Re: [PATCH] block: fix io hung by block throttle

From: Junxiao Bi
Date: Mon Apr 19 2021 - 02:11:02 EST



On 4/18/21 5:33 AM, Hillf Danton wrote:
On Sat, 17 Apr 2021 14:37:57 Junxiao Bi wrote:
On 4/17/21 3:10 AM, Hillf Danton wrote:
+ if (acquire_inflight_cb(rqw, private_data))
This function is to increase atomic variable rq_wait->inflight.
You are right.

What's the mutex for?
It cuts the race between we peek at the sleepers on rqw->wait while they are
coming and going, and we cant update rqw->inflight without making sure there
are no sleepers.

Why? I think checking the sleeper in original code is for a fast path.

For wbt, acquire_inflight_cb is wbt_inflight_cb where atomic_inc_below is used to update rqw->inflight. I don't see why a mutex is needed for this atomic operation.


With the mutex in place, in addition to the certainty of !sleepers, we can
avoid the race between us and waker in terms of updating inflight by removing
the invokation of acquire_inflight_cb in the wakeup callback, and the bonus is
we no longer need the wakeup cb and the rq_qos_wait_data because the more
traditional wait_event() can do the job.

Finally we can dump the cleanup_cb_t.

+++ b/block/blk-rq-qos.c
@@ -200,96 +200,24 @@ bool rq_depth_scale_down(struct rq_depth
return true;
}
-struct rq_qos_wait_data {
- struct wait_queue_entry wq;
- struct task_struct *task;
- struct rq_wait *rqw;
- acquire_inflight_cb_t *cb;
- void *private_data;
- bool got_token;
-};
-
-static int rq_qos_wake_function(struct wait_queue_entry *curr,
- unsigned int mode, int wake_flags, void *key)
-{
- struct rq_qos_wait_data *data = container_of(curr,
- struct rq_qos_wait_data,
- wq);
-
- /*
- * If we fail to get a budget, return -1 to interrupt the wake up loop
- * in __wake_up_common.
- */
- if (!data->cb(data->rqw, data->private_data))
- return -1;
-
- data->got_token = true;
- smp_wmb();
- list_del_init(&curr->entry);
- wake_up_process(data->task);
- return 1;
-}
-
/**
* rq_qos_wait - throttle on a rqw if we need to
* @rqw: rqw to throttle on
* @private_data: caller provided specific data
* @acquire_inflight_cb: inc the rqw->inflight counter if we can
- * @cleanup_cb: the callback to cleanup in case we race with a waker
*
* This provides a uniform place for the rq_qos users to do their throttling.
* Since you can end up with a lot of things sleeping at once, this manages the
* waking up based on the resources available.

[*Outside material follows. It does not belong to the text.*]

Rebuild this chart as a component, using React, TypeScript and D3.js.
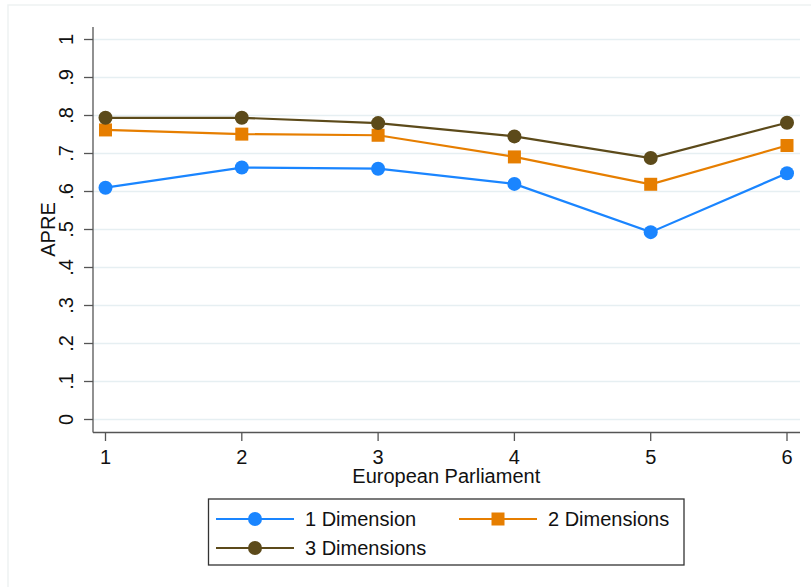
import React from "react";
import * as d3 from "d3";

const parliaments = [1, 2, 3, 4, 5, 6];
const oneDim = [0.61, 0.663, 0.66, 0.62, 0.493, 0.648];
const twoDim = [0.762, 0.751, 0.748, 0.691, 0.619, 0.721];
const threeDim = [0.794, 0.794, 0.78, 0.745, 0.688, 0.781];
const yTicks = [0, 0.1, 0.2, 0.3, 0.4, 0.5, 0.6, 0.7, 0.8, 0.9, 1];
const yTickLabels = ["0", ".1", ".2", ".3", ".4", ".5", ".6", ".7", ".8", ".9", "1"];
const seriesNames = ["1 Dimension", "2 Dimensions", "3 Dimensions"];
const seriesColors = ["#1a85ff", "#e67e00", "#5c4a1a"];
const seriesShapes = ["circle", "square", "circle"];

const W = 811;
const H = 587;
const FONT = "'Liberation Sans', Arial, sans-serif";
const FS = 20;

export default function App() {
  const x = d3.scaleLinear().domain([1, 6]).range([105.5, 787]);
  const y = d3.scaleLinear().domain([0, 1]).range([419.5, 39.5]);
  const plotLeft = 93;
  const plotRight = 800;
  const plotTop = 27;
  const plotBottom = 432.5;

  const allSeries = [oneDim, twoDim, threeDim];
  const line = d3
    .line<number>()
    .x((_, i) => x(parliaments[i]))
    .y((d) => y(d));

  const marker = (shape: string, cx: number, cy: number, color: string, key: string) =>
    shape === "square" ? (
      <rect key={key} x={cx - 6.5} y={cy - 6.5} width={13} height={13} fill={color} />
    ) : (
      <circle key={key} cx={cx} cy={cy} r={7} fill={color} />
    );

  const legendItems = [
    { lx: 216, ly: 519 },
    { lx: 459, ly: 519 },
    { lx: 216, ly: 548 },
  ];

  return (
    <svg
      width={W}
      height={H}
      style={{ position: "absolute", left: 0, top: 0, background: "#fff" }}
      fontFamily={FONT}
    >
      <rect x={0} y={0} width={W} height={H} fill="#fff" />
      {/* outer graph region border */}
      <rect x={8} y={5} width={W + 10} height={H + 10} fill="none" stroke="#eef2f2" strokeWidth={1.5} />

      {/* gridlines */}
      {yTicks.map((t) => (
        <line key={"g" + t} x1={plotLeft} x2={plotRight} y1={y(t)} y2={y(t)} stroke="#e6eff2" strokeWidth={1.6} />
      ))}

      {/* y axis */}
      <line x1={plotLeft} x2={plotLeft} y1={plotTop} y2={plotBottom} stroke="#555" strokeWidth={1.3} />
      {yTicks.map((t, i) => (
        <g key={"yt" + t}>
          <line x1={plotLeft - 9} x2={plotLeft} y1={y(t)} y2={y(t)} stroke="#555" strokeWidth={1.3} />
          <text
            transform={`translate(73,${y(t)}) rotate(-90)`}
            textAnchor="middle"
            fontSize={FS}
            fill="#111"
          >
            {yTickLabels[i]}
          </text>
        </g>
      ))}
      <text transform={`translate(55,${(y(0) + y(1)) / 2}) rotate(-90)`} textAnchor="middle" fontSize={FS} fill="#111">
        APRE
      </text>

      {/* x axis */}
      <line x1={plotLeft} x2={plotRight} y1={plotBottom} y2={plotBottom} stroke="#555" strokeWidth={1.3} />
      {parliaments.map((p) => (
        <g key={"xt" + p}>
          <line x1={x(p)} x2={x(p)} y1={plotBottom} y2={plotBottom + 8.5} stroke="#555" strokeWidth={1.3} />
          <text x={x(p)} y={464} textAnchor="middle" fontSize={FS} fill="#111">
            {p}
          </text>
        </g>
      ))}
      <text x={(x(1) + x(6)) / 2} y={483} textAnchor="middle" fontSize={FS} fill="#111">
        European Parliament
      </text>

      {/* series */}
      {allSeries.map((s, si) => (
        <g key={"s" + si}>
          <path d={line(s) || ""} fill="none" stroke={seriesColors[si]} strokeWidth={2.2} />
          {s.map((v, i) => marker(seriesShapes[si], x(parliaments[i]), y(v), seriesColors[si], `m${si}-${i}`))}
        </g>
      ))}

      {/* legend */}
      <rect x={208.5} y={499} width={475.5} height={66} fill="#fff" stroke="#333" strokeWidth={1.3} />
      {legendItems.map((it, i) => (
        <g key={"l" + i}>
          <line x1={it.lx} x2={it.lx + 78} y1={it.ly} y2={it.ly} stroke={seriesColors[i]} strokeWidth={2.2} />
          {marker(seriesShapes[i], it.lx + 39, it.ly, seriesColors[i], "lm" + i)}
          <text x={it.lx + 89} y={it.ly + 7} fontSize={FS} fill="#111">
            {seriesNames[i]}
          </text>
        </g>
      ))}
    </svg>
  );
}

The acquire_inflight_cb should
* inc the rqw->inflight if we have the ability to do so, or return false if not
* and then we will sleep until the room becomes available.
- *
- * cleanup_cb is in case that we race with a waker and need to cleanup the
- * inflight count accordingly.
*/
void rq_qos_wait(struct rq_wait *rqw, void *private_data,
- acquire_inflight_cb_t *acquire_inflight_cb,
- cleanup_cb_t *cleanup_cb)
+ acquire_inflight_cb_t *acquire_inflight_cb)
{
- struct rq_qos_wait_data data = {
- .wq = {
- .func = rq_qos_wake_function,
- .entry = LIST_HEAD_INIT(data.wq.entry),
- },
- .task = current,
- .rqw = rqw,
- .cb = acquire_inflight_cb,
- .private_data = private_data,
- };
- bool has_sleeper;
-
- has_sleeper = wq_has_sleeper(&rqw->wait);
- if (!has_sleeper && acquire_inflight_cb(rqw, private_data))
- return;
-
- prepare_to_wait_exclusive(&rqw->wait, &data.wq, TASK_UNINTERRUPTIBLE);
- has_sleeper = !wq_has_single_sleeper(&rqw->wait);
- do {
- /* The memory barrier in set_task_state saves us here. */
- if (data.got_token)
- break;
- if (!has_sleeper && acquire_inflight_cb(rqw, private_data)) {
- finish_wait(&rqw->wait, &data.wq);
-
- /*
- * We raced with wbt_wake_function() getting a token,
- * which means we now have two. Put our local token
- * and wake anyone else potentially waiting for one.
- */
- smp_rmb();
- if (data.got_token)
- cleanup_cb(rqw, private_data);
- break;
- }
- io_schedule();
- has_sleeper = true;
- set_current_state(TASK_UNINTERRUPTIBLE);
- } while (1);
- finish_wait(&rqw->wait, &data.wq);
+ mutex_lock(&rqw->throttle_mutex);
+ wait_event(rqw->wait, acquire_inflight_cb(rqw, private_data));
+ mutex_unlock(&rqw->throttle_mutex);

This will break the throttle? There is a inflight io limitation. With this change, there can be only one io inflight whatever the limit is.

Thanks,

Junxiao.

}
void rq_qos_exit(struct request_queue *q)